Implementation of paper - YOLOv7: Trainable bag-of-freebies sets new state-of-the-art for real-time object detectors

Geek Repo:Geek Repo

Github PK Tool:Github PK Tool

CUDA out of memory during training

shubzk opened this issue · comments

I am training the yolov7 model on a custom dataset on an Azure ML VM with 2 NVIDIA V100 GPUs. I am using the following code:

python train.py --img 3072 --batch 2 --epochs 10 --data {dataset.location}/data.yaml --weights 'best.pt' --device 0,1 --save_period 1.
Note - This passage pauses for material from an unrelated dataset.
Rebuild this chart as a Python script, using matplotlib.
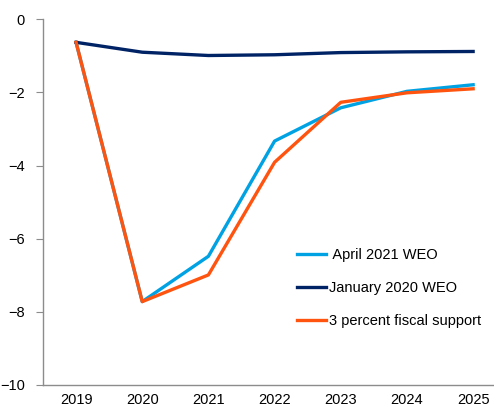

However, after 29% on the first epoch, I am getting the following error of CUDA out of memory:

torch.cuda.OutOfMemoryError: CUDA out of memory. Tried to allocate 264.00 MiB. GPU 0 has a total capacity of 15.77 GiB of which 173.12 MiB is free. Including non-PyTorch memory, this process has 15.60 GiB memory in use. Of the allocated memory 14.43 GiB is allocated by PyTorch, and 738.57 MiB is reserved by PyTorch but unallocated. If reserved but unallocated memory is large try setting PYTORCH_CUDA_ALLOC_CONF=expandable_segments:True to avoid fragmentation. See documentation for Memory Management (https://pytorch.org/docs/stable/notes/cuda.html#environment-variables)

Please help.

@shubzk reduce the image size from 3072 to 1280.

@dsbyprateekg Thank you. So basically what I have done is increase my compute power with the A100 as images I am using are becoming unusable below 3072.